Vance made the remarks while speaking at a Turning Point USA event at the University of Mississippi on Wednesday.
JD Vance on His Wife’s Faith
“Now most Sundays Usha will come with me to church,” Vance said during his speech.
“As I’ve told her and I’ve said publicly — and I’ll say now in front of 10,000 of my closest friends — do I hope eventually that she is somehow moved by the same thing that I was moved by in church? Yeah, I honestly do,” he added.
Vance continued,
“Because I believe in the Christian gospel, and I hope eventually my wife comes to see it the same way. But if she doesn’t, God says everybody has free will, so that doesn’t cause a problem for me.”
The Vice President’s remarks drew widespread attention online, as the couple’s interfaith marriage has often been a subject of public discussion in the United States.
Background: An Interfaith Family
JD Vance, a Catholic convert, met Usha Chilukuri Vance, who was raised in a Hindu household, while both were students at Yale Law School.
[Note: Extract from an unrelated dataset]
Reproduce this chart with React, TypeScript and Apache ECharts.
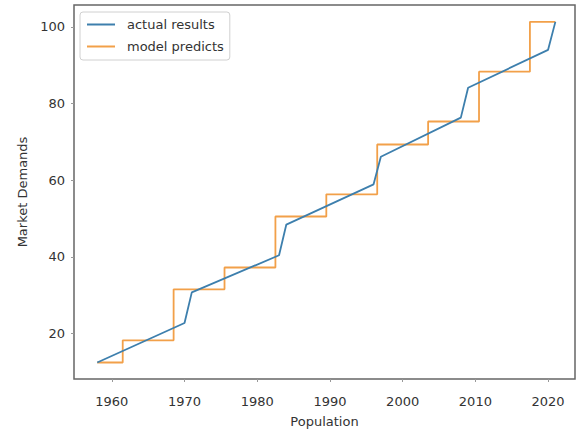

During the Mississippi event, Vance said that Usha “grew up in a Hindu family, but not a particularly religious family.”
He noted that when they first met, both he and Usha identified as agnostic.
“In fact, when I met my wife, I would have considered myself an agnostic or an atheist — that’s what she would have considered herself as well,” he said.
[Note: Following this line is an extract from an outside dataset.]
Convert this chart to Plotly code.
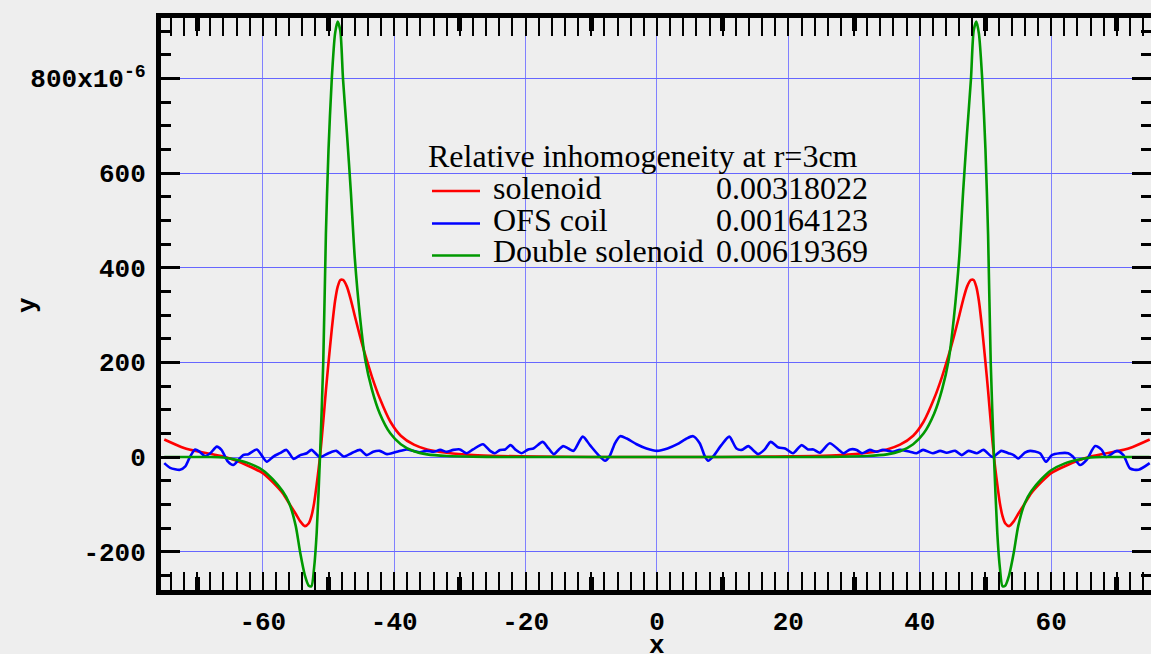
import numpy as np
import plotly.graph_objects as go

# ---------------- data (y values in units of 1e-6) ----------------
x_sol = [-75, -72, -70, -68, -66, -64, -62, -60, -58.5, -57,
         -56, -55, -54.3, -53.6, -53, -52.6, -52.2, -51.8, -51.3, -50.8,
         -50.4, -50, -49.5, -49, -48.6, -48.2, -47.8, -47.2, -46.6, -46,
         -45.2, -44.4, -43.4, -42.2, -40.6, -39, -37, -35, -32, -28,
         -24, -18, -10, 0,
         10, 18, 24, 28, 32, 35, 37, 39, 40.6, 42.2,
         43.4, 44.4, 45.2, 46, 46.6, 47.2, 47.8, 48.2, 48.6, 49,
         49.5, 50, 50.4, 50.8, 51.3, 51.8, 52.2, 52.6, 53, 53.6,
         54.3, 55, 56, 57, 58.5, 60, 62, 64, 66, 68,
         70, 72, 75]

solenoid = [37, 19, 12, 7, 1, -8, -20, -34, -53, -76,
            -98, -120, -136, -146, -140, -125, -98, -58, 0, 75,
            140, 200, 270, 330, 360, 374, 374, 360, 332, 298,
            255, 215, 170, 124, 75, 45, 26, 16, 9, 4,
            2, 1, 0, 0,
            0, 1, 2, 4, 9, 16, 26, 45, 75, 124,
            170, 215, 255, 298, 332, 360, 374, 374, 360, 330,
            270, 200, 140, 75, 0, -58, -98, -125, -140, -146,
            -136, -120, -98, -76, -53, -34, -20, -8, 1, 7,
            12, 19, 37]

double_solenoid = [0, 0, 0, 0, -1, -6, -14, -28, -47, -72,
                   -97, -145, -203, -250, -272, -273, -235, -160, 0, 200,
                   470, 650, 800, 895, 920, 900, 800, 685, 560, 420,
                   295, 205, 143, 92, 50, 27, 12, 5.5, 2, 0.5,
                   0, 0, 0, 0,
                   0, 0, 0, 0.5, 2, 5.5, 12, 27, 50, 92,
                   143, 205, 295, 420, 560, 685, 800, 900, 920, 895,
                   800, 650, 470, 200, 0, -160, -235, -273, -272, -250,
                   -203, -145, -97, -72, -47, -28, -14, -6, -1, 0,
                   0, 0, 0]

x_ofs = [-75.0, -74.1, -72.6, -71.8, -71.1, -70.3, -69.6, -68.8, -68.0, -67.0,
         -66.3, -65.3, -64.5, -63.7, -63.0, -62.2, -60.9, -60.2, -59.4, -58.4,
         -57.4, -56.4, -55.3, -54.3, -53.3, -52.6, -51.3, -50.0, -48.8, -47.7,
         -46.5, -45.2, -44.2, -43.2, -42.2, -41.1, -39.6, -38.1, -37.1, -36.1,
         -35.1, -34.0, -33.0, -32.0, -31.0, -30.0, -29.0, -28.0, -26.5, -25.4,
         -24.7, -23.9, -23.1, -22.3, -21.5, -20.6, -19.6, -18.8, -17.4, -16.5,
         -15.7, -15.0, -14.3, -13.5, -12.7, -11.3, -10.2, -8.9, -7.9, -7.2,
         -6.4, -5.6, -4.6, -3.1, -1.6, 0.0,
         1.6, 3.1, 4.4, 5.5, 6.5, 7.3, 7.8, 8.6, 9.8, 11.0,
         12.1, 12.9, 13.9, 14.9, 15.4, 16.4, 17.3, 18.5, 19.5, 20.7,
         22.0, 23.0, 23.8, 24.8, 26.3, 27.6, 28.4, 29.4, 30.4, 31.2,
         32.4, 33.4, 34.4, 35.9, 37.0, 38.5, 39.5, 40.5, 42.0, 43.1,
         44.1, 45.4, 46.4, 47.4, 48.7, 49.7, 51.1, 52.4, 53.5, 54.3,
         55.0, 56.0, 56.8, 58.3, 59.2, 60.1, 61.3, 62.6, 63.3, 64.4,
         65.4, 66.7, 67.7, 68.4, 70.0, 71.0, 72.0, 73.3, 75.0]

ofs_coil = [-13, -23, -27, -20, 0, 16, 11, 2, 8, 22,
            15, -10, -17, -6, 4, 6, 16, 4, -10, 1,
            8, 15, -4, 4, 8, 15, 0, 8, 13, 1,
            8, 15, 4, 11, 13, 6, 11, 16, 13, 10,
            13, 11, 15, 11, 15, 16, 8, 16, 27, 13,
            8, 15, 16, 25, 15, 8, 16, 18, 32, 18,
            6, 15, 23, 18, 13, 43, 25, 4, -8, 2,
            29, 44, 39, 27, 18, 13,
            18, 27, 38, 44, 29, 1, -8, 2, 25, 43,
            18, 15, 23, 11, 6, 16, 32, 20, 18, 8,
            25, 16, 16, 9, 29, 16, 8, 16, 15, 8,
            15, 11, 15, 11, 15, 11, 8, 15, 8, 13,
            9, 13, 4, 13, 8, 15, 0, 13, 8, 4,
            -3, 9, 13, 8, -10, 4, 8, 8, 1, -17,
            -6, 23, 15, 0, 13, 4, -24, -27, -13]

series_names = ["solenoid", "OFS coil", "Double solenoid"]
series_values = ["0.00318022", "0.00164123", "0.00619369"]
series_colors = ["#ff0000", "#0000ff", "#009900"]
legend_title = "Relative inhomogeneity at r=3cm"

x_title = "x"
y_title = "y"
x_tickvals = [-60, -40, -20, 0, 20, 40, 60]
x_ticktext = ["-60", "-40", "-20", "0", "20", "40", "60"]
y_tickvals = [-200, 0, 200, 400, 600, 800]
y_ticktext = ["-200", "0", "200", "400", "600", "800x10<sup>-6</sup>"]

SCALE = 1e-6

# ---------------- layout geometry (pixels) ----------------
W, H = 1151, 654
ML, MR, MT, MB = 161, 0, 18, 64
PW, PH = W - ML - MR, H - MT - MB


def px(xp):
    return (xp - ML) / PW


def py(yp):
    return (H - MB - yp) / PH


BG = "#eeeeee"
tickfont = dict(family="Liberation Mono", size=26, color="black", weight="bold")

fig = go.Figure()
ys = [solenoid, ofs_coil, double_solenoid]
xs = [x_sol, x_ofs, x_sol]
for name, xv, yv, col in zip(series_names, xs, ys, series_colors):
    fig.add_trace(go.Scatter(
        x=xv, y=np.array(yv, dtype=float) * SCALE, mode="lines", name=name,
        line=dict(color=col, width=2.6, shape="spline", smoothing=0.7),
        showlegend=False))

# invisible traces hosting the overlay axes that carry extra tick rows
fig.add_trace(go.Scatter(x=[None], y=[None], xaxis="x2", yaxis="y",
                         showlegend=False, hoverinfo="skip"))
fig.add_trace(go.Scatter(x=[None], y=[None], xaxis="x", yaxis="y2",
                         showlegend=False, hoverinfo="skip"))

xr = [-75.5, 75.2]
yr = [-281 * SCALE, 927.5 * SCALE]
y_minor = [v * SCALE for v in np.arange(-250, 950, 50)]
y_major = [v * SCALE for v in y_tickvals]

fig.update_layout(
    width=W, height=H,
    margin=dict(l=ML, r=MR, t=MT, b=MB, pad=0, autoexpand=False),
    paper_bgcolor=BG, plot_bgcolor=BG,
    showlegend=False,
    xaxis=dict(
        range=xr, automargin=False,
        tickmode="array", tickvals=x_tickvals, ticktext=x_ticktext,
        ticks="inside", ticklen=18, tickwidth=2, tickcolor="black",
        showline=True, linewidth=5, linecolor="black", mirror="allticks",
        showgrid=True, gridcolor="#8080ff", gridwidth=1, zeroline=False,
        tickfont=tickfont, ticklabelstandoff=4,
        minor=dict(tickmode="array", tickvals=list(np.arange(-74, 76, 2)),
                   ticks="inside", ticklen=9, tickwidth=2, tickcolor="black",
                   showgrid=False),
    ),
    xaxis2=dict(
        overlaying="x", anchor="y", side="bottom", range=xr, automargin=False,
        tickmode="array", tickvals=list(np.arange(-70, 80, 20)),
        ticks="inside", ticklen=13, tickwidth=5, tickcolor="black",
        showticklabels=False, showgrid=False, zeroline=False,
        showline=False, mirror="ticks",
    ),
    yaxis=dict(
        range=yr, automargin=False,
        tickmode="array", tickvals=y_major, ticktext=y_ticktext,
        ticks="inside", ticklen=19, tickwidth=2.5, tickcolor="black",
        showline=True, linewidth=5, linecolor="black", mirror=False,
        showgrid=True, gridcolor="#6666ff", gridwidth=1, zeroline=False,
        tickfont=tickfont, ticklabelstandoff=5,
        minor=dict(tickmode="array", tickvals=y_minor,
                   ticks="inside", ticklen=10, tickwidth=2.5, tickcolor="black",
                   showgrid=False),
    ),
    yaxis2=dict(
        overlaying="y", anchor="x", side="right", range=yr, automargin=False,
        tickmode="array", tickvals=y_major,
        ticks="inside", ticklen=19, tickwidth=2.5, tickcolor="black",
        showticklabels=False, showgrid=False, zeroline=False, showline=False,
        minor=dict(tickmode="array", tickvals=y_minor,
                   ticks="inside", ticklen=10, tickwidth=2.5, tickcolor="black",
                   showgrid=False),
    ),
)

# ---------------- axis titles ----------------
annotations = [
    dict(text=x_title, xref="paper", yref="paper", x=px(657), y=py(646),
         xanchor="center", yanchor="middle", showarrow=False, font=tickfont),
    dict(text=y_title, xref="paper", yref="paper", x=px(28), y=py(305),
         xanchor="center", yanchor="middle", showarrow=False, font=tickfont,
         textangle=-90),
]

# ---------------- manual legend block ----------------
LEG_FONT = dict(family="Liberation Serif", size=32, color="black")
shapes = [dict(type="rect", xref="paper", yref="paper",
               x0=px(428), x1=px(871), y0=py(273), y1=py(143),
               fillcolor=BG, line=dict(width=0), layer="between")]
annotations.append(dict(text=legend_title, xref="paper", yref="paper",
                        x=px(426), y=py(156), xanchor="left", yanchor="middle",
                        showarrow=False, font=LEG_FONT))
row_centers = [188, 219.5, 251]
line_y = [191, 223.5, 255.5]
for name, val, col, yc, yl in zip(series_names, series_values, series_colors,
                                  row_centers, line_y):
    shapes.append(dict(type="line", xref="paper", yref="paper",
                       x0=px(432), x1=px(480), y0=py(yl), y1=py(yl),
                       line=dict(color=col, width=2.5), layer="above"))
    annotations.append(dict(text=name, xref="paper", yref="paper",
                            x=px(491), y=py(yc), xanchor="left", yanchor="middle",
                            showarrow=False, font=LEG_FONT))
    annotations.append(dict(text=val, xref="paper", yref="paper",
                            x=px(870), y=py(yc), xanchor="right", yanchor="middle",
                            showarrow=False, font=LEG_FONT))
fig.update_layout(shapes=shapes, annotations=annotations)

fig.write_html("out.html")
“Every family has to come to their own arrangement,” Vance added, while revealing that their three children are being raised Christian and attend a Christian school.
Usha Vance on Raising Children in an Interfaith Home
In a previous interview on Meghan McCain’s podcast Citizen McCain, Second Lady Usha Vance spoke about how she and JD Vance are raising their children — Ewan, Vivek, and Mirabel — in an interfaith household.
“We send our kids to Catholic school, and we’ve given them each the choice. They can choose whether they want to be baptised Catholic and go through the step-by-step process with their classes in school,” she said.
Usha added that when she met JD at Yale, “he wasn’t Catholic.”
“When JD converted, we had a lot of conversations about it — especially after our first child was born,” she said.
“Converting to Catholicism comes with obligations like raising your children in the faith. We had to talk about how to balance that, since I’m not Catholic and don’t intend to convert.”
A Balancing Act Between Faiths
The couple’s comments reflect the complexities of interfaith relationships, especially when public figures navigate personal beliefs in the public eye.
While JD Vance expressed his hope for shared faith, both he and Usha have emphasized mutual respect, personal choice, and family harmony as central to their marriage and parenting.